Texas advances bill on transgender bathrooms, but fate unclear

Bathroom sign Credit AR30mm Shutterstock CNA AR30mm via Shutterstock.

The Texas Senate has passed a bill that would require people to use bathrooms based on the sex on their birth certificate, but it faces significant opposition from influential corporations and LGBT activists.

The Senate voted to pass Senate Bill 6 by a vote of 21-10 on March 15. It has been characterized as a "bathroom bill."

Lt. Governor Dan Patrick said the bill "reflects common decency and common sense and is essential to protect public safety."

He said the bill "codifies what has always been common practice in Texas and everywhere else – that men, women, boys and girls should use separate, designated restrooms, locker rooms and showers in government buildings and public schools."
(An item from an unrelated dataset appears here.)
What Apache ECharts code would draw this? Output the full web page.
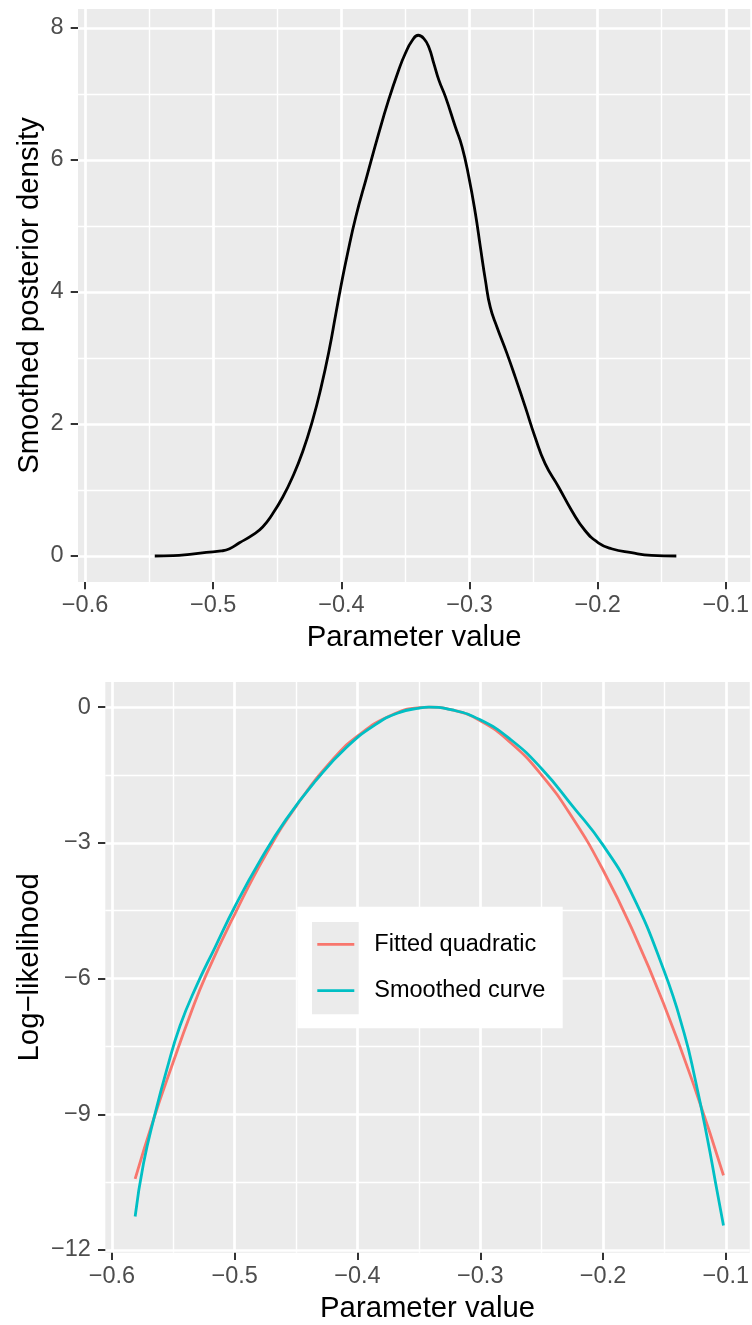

Gov. Greg Abbott has not taken a clear stand on the bill. Republican House Speaker Joe Straus has been critical and said its passage could harm jobs and be bad for business, the Associated Press reports.
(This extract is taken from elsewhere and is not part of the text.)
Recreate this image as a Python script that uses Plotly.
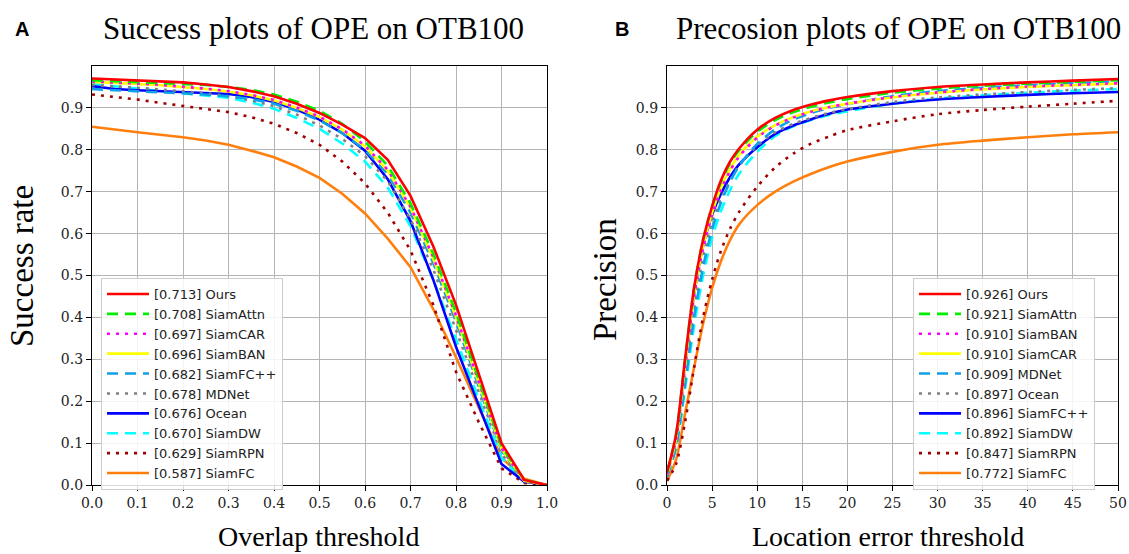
import plotly.graph_objects as go

# ---------------- data: success plot (left) ----------------
overlap_x = [0.0, 0.05, 0.1, 0.15, 0.2, 0.25, 0.3, 0.35, 0.4, 0.45, 0.5,
             0.55, 0.6, 0.65, 0.7, 0.75, 0.8, 0.85, 0.9, 0.95, 1.0]

succ_names = ["[0.713] Ours", "[0.708] SiamAttn", "[0.697] SiamCAR", "[0.696] SiamBAN",
              "[0.682] SiamFC++", "[0.678] MDNet", "[0.676] Ocean", "[0.670] SiamDW",
              "[0.629] SiamRPN", "[0.587] SiamFC"]

succ_ours     = [0.970, 0.968, 0.966, 0.964, 0.961, 0.956, 0.950, 0.940, 0.928, 0.910, 0.888, 0.860, 0.828, 0.776, 0.690, 0.570, 0.430, 0.265, 0.100, 0.012, 0.0]
succ_siamattn = [0.966, 0.964, 0.962, 0.960, 0.958, 0.955, 0.950, 0.943, 0.932, 0.915, 0.893, 0.862, 0.820, 0.762, 0.672, 0.552, 0.412, 0.252, 0.092, 0.012, 0.0]
succ_siamcar  = [0.963, 0.961, 0.958, 0.955, 0.951, 0.946, 0.940, 0.931, 0.919, 0.901, 0.879, 0.849, 0.810, 0.752, 0.664, 0.544, 0.404, 0.244, 0.088, 0.010, 0.0]
succ_siamban  = [0.962, 0.960, 0.957, 0.954, 0.950, 0.945, 0.939, 0.930, 0.918, 0.900, 0.878, 0.848, 0.808, 0.750, 0.662, 0.540, 0.400, 0.242, 0.086, 0.010, 0.0]
succ_siamfcpp = [0.945, 0.942, 0.939, 0.937, 0.935, 0.932, 0.928, 0.921, 0.910, 0.893, 0.870, 0.840, 0.800, 0.742, 0.650, 0.530, 0.390, 0.235, 0.082, 0.010, 0.0]
succ_mdnet    = [0.955, 0.952, 0.948, 0.944, 0.940, 0.935, 0.928, 0.918, 0.904, 0.884, 0.858, 0.826, 0.785, 0.725, 0.635, 0.515, 0.370, 0.220, 0.075, 0.008, 0.0]
succ_ocean    = [0.952, 0.945, 0.942, 0.940, 0.938, 0.936, 0.933, 0.926, 0.914, 0.896, 0.872, 0.840, 0.798, 0.730, 0.630, 0.490, 0.330, 0.190, 0.050, 0.008, 0.0]
succ_siamdw   = [0.957, 0.952, 0.946, 0.940, 0.935, 0.930, 0.924, 0.913, 0.898, 0.876, 0.850, 0.815, 0.772, 0.710, 0.618, 0.490, 0.345, 0.205, 0.065, 0.008, 0.0]
succ_siamrpn  = [0.932, 0.926, 0.920, 0.912, 0.905, 0.898, 0.890, 0.878, 0.862, 0.840, 0.812, 0.772, 0.720, 0.650, 0.560, 0.430, 0.270, 0.150, 0.040, 0.005, 0.0]
succ_siamfc   = [0.855, 0.848, 0.842, 0.836, 0.830, 0.822, 0.812, 0.798, 0.782, 0.760, 0.733, 0.695, 0.648, 0.588, 0.520, 0.420, 0.305, 0.185, 0.065, 0.015, 0.0]

succ_series = [succ_ours, succ_siamattn, succ_siamcar, succ_siamban, succ_siamfcpp,
               succ_mdnet, succ_ocean, succ_siamdw, succ_siamrpn, succ_siamfc]

# ---------------- data: precision plot (right) ----------------
loc_x = [0, 1, 2, 3, 4, 5, 6, 7, 8, 10, 12, 14, 16, 18, 20, 25, 30, 35, 40, 45, 50]

prec_names = ["[0.926] Ours", "[0.921] SiamAttn", "[0.910] SiamBAN", "[0.910] SiamCAR",
              "[0.909] MDNet", "[0.897] Ocean", "[0.896] SiamFC++", "[0.892] SiamDW",
              "[0.847] SiamRPN", "[0.772] SiamFC"]

prec_ours     = [0.030, 0.120, 0.300, 0.470, 0.585, 0.665, 0.728, 0.772, 0.803, 0.848, 0.876, 0.895, 0.908, 0.918, 0.926, 0.940, 0.950, 0.956, 0.961, 0.965, 0.969]
prec_siamattn = [0.030, 0.120, 0.300, 0.470, 0.585, 0.665, 0.724, 0.768, 0.799, 0.843, 0.871, 0.890, 0.903, 0.913, 0.921, 0.936, 0.946, 0.953, 0.958, 0.962, 0.966]
prec_siamban  = [0.025, 0.110, 0.280, 0.450, 0.565, 0.645, 0.705, 0.750, 0.784, 0.829, 0.858, 0.877, 0.891, 0.902, 0.910, 0.926, 0.937, 0.945, 0.951, 0.955, 0.959]
prec_siamcar  = [0.025, 0.110, 0.285, 0.455, 0.570, 0.650, 0.710, 0.754, 0.788, 0.831, 0.859, 0.878, 0.892, 0.902, 0.910, 0.925, 0.936, 0.944, 0.950, 0.954, 0.958]
prec_mdnet    = [0.020, 0.090, 0.240, 0.400, 0.520, 0.610, 0.675, 0.724, 0.762, 0.814, 0.849, 0.872, 0.888, 0.900, 0.909, 0.928, 0.940, 0.948, 0.954, 0.959, 0.963]
prec_ocean    = [0.020, 0.100, 0.260, 0.420, 0.545, 0.628, 0.684, 0.727, 0.762, 0.810, 0.842, 0.862, 0.876, 0.888, 0.897, 0.914, 0.925, 0.932, 0.938, 0.943, 0.947]
prec_siamfcpp = [0.030, 0.110, 0.290, 0.455, 0.570, 0.645, 0.696, 0.735, 0.765, 0.806, 0.838, 0.858, 0.873, 0.886, 0.896, 0.910, 0.920, 0.926, 0.931, 0.935, 0.938]
prec_siamdw   = [0.020, 0.090, 0.230, 0.380, 0.500, 0.590, 0.655, 0.704, 0.743, 0.795, 0.833, 0.856, 0.871, 0.883, 0.892, 0.910, 0.922, 0.930, 0.936, 0.941, 0.945]
prec_siamrpn  = [0.010, 0.050, 0.150, 0.280, 0.400, 0.490, 0.560, 0.612, 0.652, 0.712, 0.758, 0.791, 0.815, 0.832, 0.847, 0.868, 0.885, 0.895, 0.903, 0.910, 0.917]
prec_siamfc   = [0.010, 0.060, 0.170, 0.280, 0.385, 0.470, 0.535, 0.585, 0.622, 0.668, 0.700, 0.724, 0.743, 0.759, 0.772, 0.795, 0.812, 0.822, 0.830, 0.837, 0.842]

prec_series = [prec_ours, prec_siamattn, prec_siamban, prec_siamcar, prec_mdnet,
               prec_ocean, prec_siamfcpp, prec_siamdw, prec_siamrpn, prec_siamfc]

y_ticks = [0, 0.1, 0.2, 0.3, 0.4, 0.5, 0.6, 0.7, 0.8, 0.9]
y_ticktext = ["0.0", "0.1", "0.2", "0.3", "0.4", "0.5", "0.6", "0.7", "0.8", "0.9"]
overlap_ticks = [0, 0.1, 0.2, 0.3, 0.4, 0.5, 0.6, 0.7, 0.8, 0.9, 1.0]
overlap_ticktext = ["0.0", "0.1", "0.2", "0.3", "0.4", "0.5", "0.6", "0.7", "0.8", "0.9", "1.0"]
loc_ticks = [0, 5, 10, 15, 20, 25, 30, 35, 40, 45, 50]

# ---------------- styles (shared by legend order) ----------------
DASH = "11px,7px"
DOT = "3px,6px"
styles = [
    ("#ff0000", "solid"),
    ("#00ee00", DASH),
    ("#ff00ff", DOT),
    ("#ffff00", "solid"),
    ("#10a0e6", DASH),
    ("#808080", DOT),
    ("#0000ff", "solid"),
    ("#00ffff", DASH),
    ("#a00000", DOT),
    ("#ff7f0e", "solid"),
]

fig = go.Figure()

# draw in reverse so "Ours" is on top, but keep legend order
order = list(range(10))[::-1]
for i in order:
    c, d = styles[i]
    fig.add_trace(go.Scatter(
        x=overlap_x, y=succ_series[i], name=succ_names[i], mode="lines",
        line=dict(color=c, dash=d, width=2.6),
        xaxis="x", yaxis="y", legend="legend", legendrank=i + 1))
for i in order:
    c, d = styles[i]
    fig.add_trace(go.Scatter(
        x=loc_x, y=prec_series[i], name=prec_names[i], mode="lines",
        line=dict(color=c, dash=d, width=2.6, shape="spline", smoothing=0.8),
        xaxis="x2", yaxis="y2", legend="legend2", legendrank=i + 1))

W, H = 1129, 554
def px_x(p):
    return p / W
def px_y(p):
    return 1 - p / H

tickfont = dict(family="DejaVu Serif, Liberation Serif, serif", size=14, color="#222")
axis_common = dict(showline=True, linecolor="black", linewidth=1.2, mirror=True,
                   showgrid=True, gridcolor="#b4b4b4", gridwidth=1,
                   ticks="outside", ticklen=5, tickcolor="black", tickwidth=1,
                   tickfont=tickfont, zeroline=False, automargin=False)

legend_font = dict(family="DejaVu Sans, Liberation Sans, sans-serif", size=13, color="#222")
ydom = [px_y(485), px_y(66)]
fig.update_layout(
    width=W, height=H,
    margin=dict(l=0, r=0, t=0, b=0, autoexpand=False),
    paper_bgcolor="white", plot_bgcolor="white",
    xaxis=dict(domain=[px_x(92), px_x(547)], range=[0, 1],
               tickvals=overlap_ticks, ticktext=overlap_ticktext,
               anchor="y", **axis_common),
    yaxis=dict(domain=ydom, range=[0, 1.0],
               tickvals=y_ticks, ticktext=y_ticktext,
               anchor="x", **axis_common),
    xaxis2=dict(domain=[px_x(667), px_x(1118)], range=[0, 50],
                tickvals=loc_ticks,
                anchor="y2", **axis_common),
    yaxis2=dict(domain=ydom, range=[0, 1.0],
                tickvals=y_ticks, ticktext=y_ticktext,
                anchor="x2", **axis_common),
    legend=dict(x=px_x(101), y=px_y(278), xanchor="left", yanchor="top",
                bgcolor="rgba(255,255,255,0.85)", bordercolor="#cccccc", borderwidth=1,
                font=legend_font, tracegroupgap=0, itemwidth=42),
    legend2=dict(x=px_x(913), y=px_y(278), xanchor="left", yanchor="top",
                 bgcolor="rgba(255,255,255,0.85)", bordercolor="#cccccc", borderwidth=1,
                 font=legend_font, tracegroupgap=0, itemwidth=42),
)

serif = "Liberation Serif, Times New Roman, serif"
ann = [
    dict(text="Success plots of OPE on OTB100", x=px_x(313), y=px_y(29), size=31),
    dict(text="Precosion plots of OPE on OTB100", x=px_x(898), y=px_y(29), size=31),
    dict(text="Overlap threshold", x=px_x(318), y=px_y(536), size=28),
    dict(text="Location error threshold", x=px_x(888), y=px_y(536), size=28),
]
for a in ann:
    fig.add_annotation(text=a["text"], x=a["x"], y=a["y"], xref="paper", yref="paper",
                       xanchor="center", yanchor="middle", showarrow=False,
                       font=dict(family=serif, size=a["size"], color="black"))
fig.add_annotation(text="Success rate", x=px_x(22), y=px_y(266), xref="paper", yref="paper",
                   xanchor="center", yanchor="middle", showarrow=False, textangle=-90,
                   font=dict(family=serif, size=33, color="black"))
fig.add_annotation(text="Precision", x=px_x(605), y=px_y(280), xref="paper", yref="paper",
                   xanchor="center", yanchor="middle", showarrow=False, textangle=-90,
                   font=dict(family=serif, size=33, color="black"))
for lab, xx in (("A", 22), ("B", 622)):
    fig.add_annotation(text="<b>%s</b>" % lab, x=px_x(xx), y=px_y(29), xref="paper", yref="paper",
                       xanchor="center", yanchor="middle", showarrow=False,
                       font=dict(family="Liberation Sans, Arial, sans-serif", size=20, color="black"))

fig.write_html("out.html", config={"displayModeBar": False},
               post_script="document.body.style.margin='0px';document.body.style.overflow='hidden';")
State Sen. John Whitmire objected that the bill would require self-identified transgender women who are "as feminine as any woman on the Senate floor" to use men's restrooms, the Texas Tribune reports.

The bill has opposition from corporations including Google, Amazon, American Airlines, Microsoft, Intel and Hilton. The National Football League and the National Basketball Association have said passage of the bill could cause them to decline to schedule events such as the Super Bowl and the All-Star Game in the state, Texas' ABC 13 reports.

In some parts of the U.S., anti-discrimination laws and policies that protect gender identity have required facilities to allow people who identify as the opposite sex to use the restrooms or locker rooms they identify with.

The Obama administration had begun to implement a rule requiring schools to implement transgender bathroom policies or lose federal funding, but the Trump administration withdrew the rule.

The Texas bill's author, State Sen. Lois Kolkhorst, cited the Obama administration's push as a justification for the bill.